Internal Control Software:
Internal control software can help companies document, test, and monitor their internal controls, as required by Section 404 of SOX.
These tools can automate the testing of controls and flag potential weaknesses or violations of policy.
Audit Management Systems:
Audit management software helps manage the auditing process by tracking audit findings, documenting recommendations, and ensuring that corrective actions are taken.
These tools can help facilitate external audits and provide the necessary documentation to demonstrate compliance.
Data Analytics:
Data analytics tools can help companies identify potential discrepancies or fraud in financial data before they become a problem.
These tools can analyze large volumes of financial transactions and flag anomalies for further investigation.
Failure to comply with the Sarbanes-Oxley Act can result in serious consequences, including hefty fines and criminal penalties. These penalties vary depending on the severity of the violation but can include:
Fines: Public companies that fail to comply with SOX may face significant fines. Penalties for non-compliance can range from a few thousand dollars to millions, depending on the nature of the violation.
Criminal Penalties: In some cases, violations of SOX can lead to criminal charges. For example, CEOs or CFOs who knowingly certify false financial statements can face imprisonment.
Reputational Damage: Non-compliance with SOX can significantly damage a company’s reputation, making it harder to attract investors, customers, and business partners.

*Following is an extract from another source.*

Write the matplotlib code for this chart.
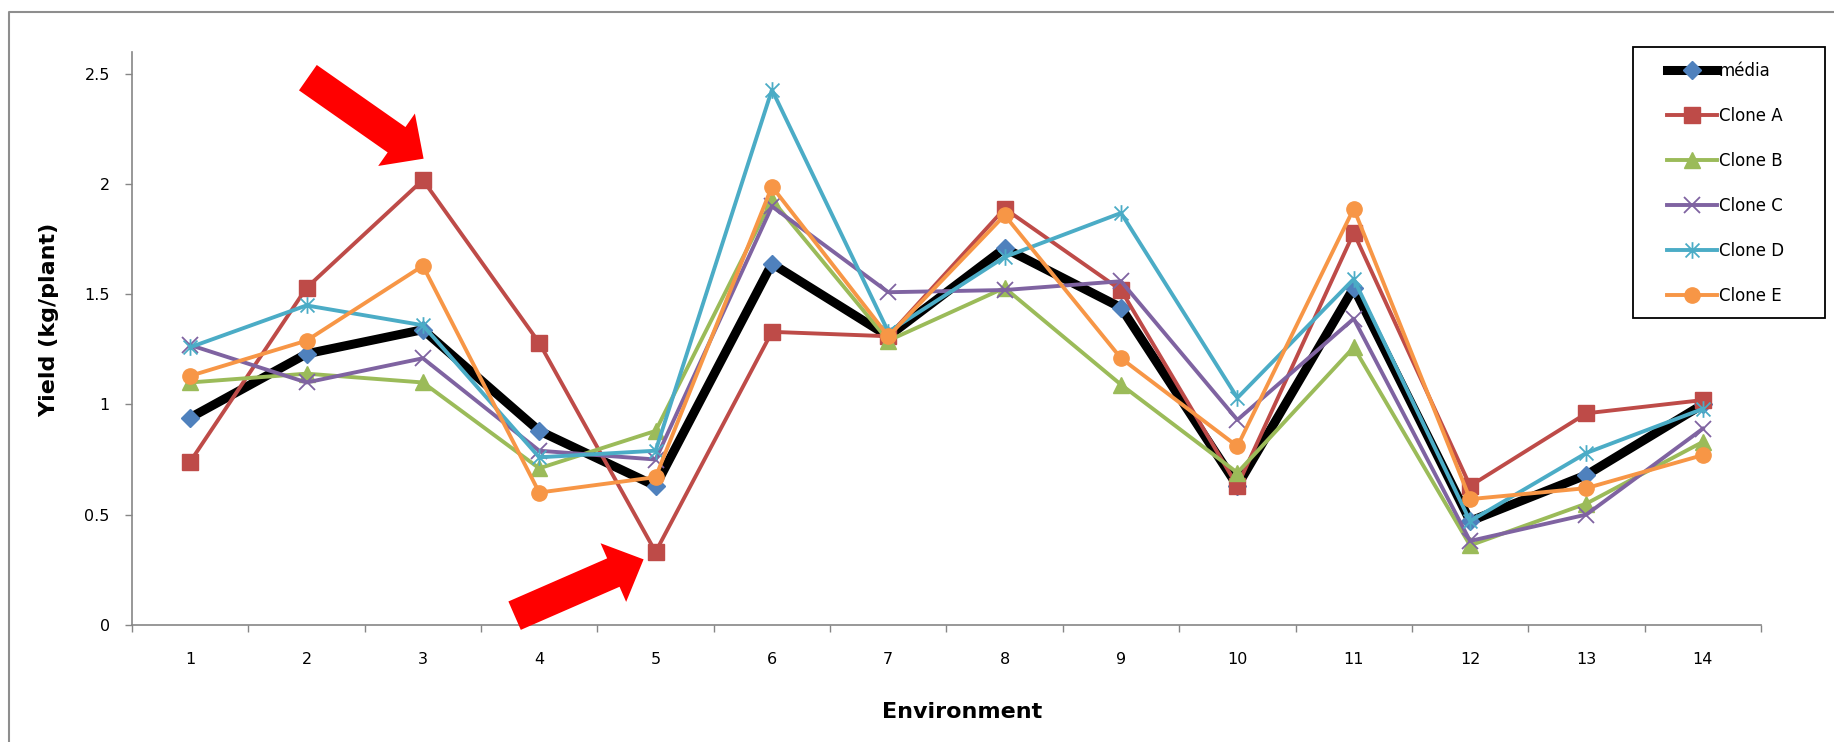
import matplotlib
matplotlib.use('Agg')
import matplotlib.pyplot as plt
from matplotlib.patches import FancyArrow, Rectangle
from matplotlib.lines import Line2D
from matplotlib.path import Path
from matplotlib.transforms import IdentityTransform

environments = list(range(1, 15))
env_labels = [str(e) for e in environments]

media = [0.94, 1.23, 1.34, 0.88, 0.63, 1.64, 1.31, 1.71, 1.44, 0.63, 1.53, 0.47, 0.68, 1.00]
clone_a = [0.74, 1.53, 2.02, 1.28, 0.33, 1.33, 1.31, 1.89, 1.52, 0.63, 1.78, 0.63, 0.96, 1.02]
clone_b = [1.10, 1.14, 1.10, 0.71, 0.88, 1.93, 1.29, 1.53, 1.09, 0.69, 1.26, 0.36, 0.55, 0.83]
clone_c = [1.27, 1.10, 1.21, 0.79, 0.75, 1.90, 1.51, 1.52, 1.56, 0.93, 1.39, 0.38, 0.50, 0.89]
clone_d = [1.26, 1.45, 1.36, 0.76, 0.79, 2.43, 1.33, 1.67, 1.87, 1.03, 1.57, 0.47, 0.78, 0.98]
clone_e = [1.13, 1.29, 1.63, 0.60, 0.67, 1.99, 1.31, 1.86, 1.21, 0.81, 1.89, 0.57, 0.62, 0.77]

y_ticks = [0, 0.5, 1, 1.5, 2, 2.5]
y_tick_labels = ['0', '0.5', '1', '1.5', '2', '2.5']

# excel style "star" marker: an x with a vertical bar through it
star = Path([(-1, -1), (1, 1), (-1, 1), (1, -1), (0, -1.2), (0, 1.2)],
            [Path.MOVETO, Path.LINETO, Path.MOVETO, Path.LINETO, Path.MOVETO, Path.LINETO])

series = [
    ('média', media, dict(color='black', lw=6.5, marker='D', ms=9, mfc='#4F81BD', mec='#4F81BD')),
    ('Clone A', clone_a, dict(color='#BE4B48', lw=2.8, marker='s', ms=11)),
    ('Clone B', clone_b, dict(color='#9BBB59', lw=2.8, marker='^', ms=11)),
    ('Clone C', clone_c, dict(color='#7F63A1', lw=2.8, marker='x', ms=11, mew=1.3)),
    ('Clone D', clone_d, dict(color='#4BACC6', lw=2.8, marker=star, ms=12, mew=1.3)),
    ('Clone E', clone_e, dict(color='#F79646', lw=2.8, marker='o', ms=11)),
]

axis_grey = '#868686'

fig = plt.figure(figsize=(18.34, 7.42), dpi=100)
ax = fig.add_axes([0.07197, 0.15822, 0.88822, 0.77129])

for name, values, style in series:
    ax.plot(environments, values, label=name, **style)

ax.set_xlim(0.5, 14.5)
ax.set_ylim(0, 2.6)

# tick marks sit on category boundaries, labels in the middle
ax.set_xticks([e - 0.5 for e in environments] + [14.5])
ax.set_xticklabels([])
ax.set_xticks(environments, minor=True)
ax.set_xticklabels(env_labels, minor=True, fontsize=11.5)
ax.tick_params(axis='x', which='major', length=5, width=1, color=axis_grey, direction='out')
ax.tick_params(axis='x', which='minor', length=0, pad=19.5)

ax.set_yticks(y_ticks)
ax.set_yticklabels(y_tick_labels, fontsize=11.5)
ax.tick_params(axis='y', length=5, width=1, color=axis_grey, direction='out', pad=11)

for side in ('top', 'right'):
    ax.spines[side].set_visible(False)
for side in ('left', 'bottom'):
    ax.spines[side].set_color(axis_grey)
    ax.spines[side].set_linewidth(1.2)

ax.set_ylabel('Yield (kg/plant)', fontsize=16, fontweight='bold', va='center')
ax.yaxis.set_label_coords(-0.051, 0.532)
ax.set_xlabel('Environment', fontsize=16, fontweight='bold', va='center')
ax.xaxis.set_label_coords(0.5095, -0.1527)

# legend without its own frame, boxed separately
ax.legend(loc='upper left', bbox_to_anchor=(1667 / 1834, 1 - 62 / 742),
          bbox_transform=fig.transFigure, frameon=False, borderpad=0, borderaxespad=0,
          fontsize=12, handlelength=3.0, handletextpad=0.12, labelspacing=1.62)
fig.patches.append(Rectangle((1633 / 1834, 1 - 318 / 742), 192 / 1834, 271 / 742,
                             transform=fig.transFigure, fill=False, edgecolor='black', lw=1.3))

# chart area border (only top and left are inside the image)
fig.add_artist(Line2D([9 / 1834, 9 / 1834, 1.0], [0.0, 1 - 11.7 / 742, 1 - 11.7 / 742],
                      transform=fig.transFigure, color='#8E8E8E', lw=1.5))

# red arrows pointing at the best and worst Clone A environments
fig.canvas.draw()
for env, (tip_dx, tip_dy), (tail_dx, tail_dy) in [(3, (0.7, 21.3), (-115.7, 81.0)),
                                                   (5, (-12.0, -7.4), (-129.0, -56.3))]:
    px, py = ax.transData.transform((env, clone_a[env - 1]))
    tip_x, tip_y = px + tip_dx, py + tip_dy
    arrow = FancyArrow(tip_x + tail_dx, tip_y + tail_dy, -tail_dx, -tail_dy,
                       width=31, head_width=64, head_length=33, length_includes_head=True,
                       transform=IdentityTransform(), color='red', lw=0, zorder=10)
    fig.add_artist(arrow)

fig.savefig('out.png', dpi=100)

The Sarbanes-Oxley Act was enacted to safeguard investors and improve the accuracy and transparency of financial reporting. For businesses, particularly publicly traded companies, achieving SOX compliance is essential for maintaining trust with investors, regulators, and other stakeholders. By implementing strong internal controls, ensuring accurate financial reporting, and embracing the right technologies, businesses can successfully comply with SOX regulations and mitigate the risk of penalties, fines, and reputational damage.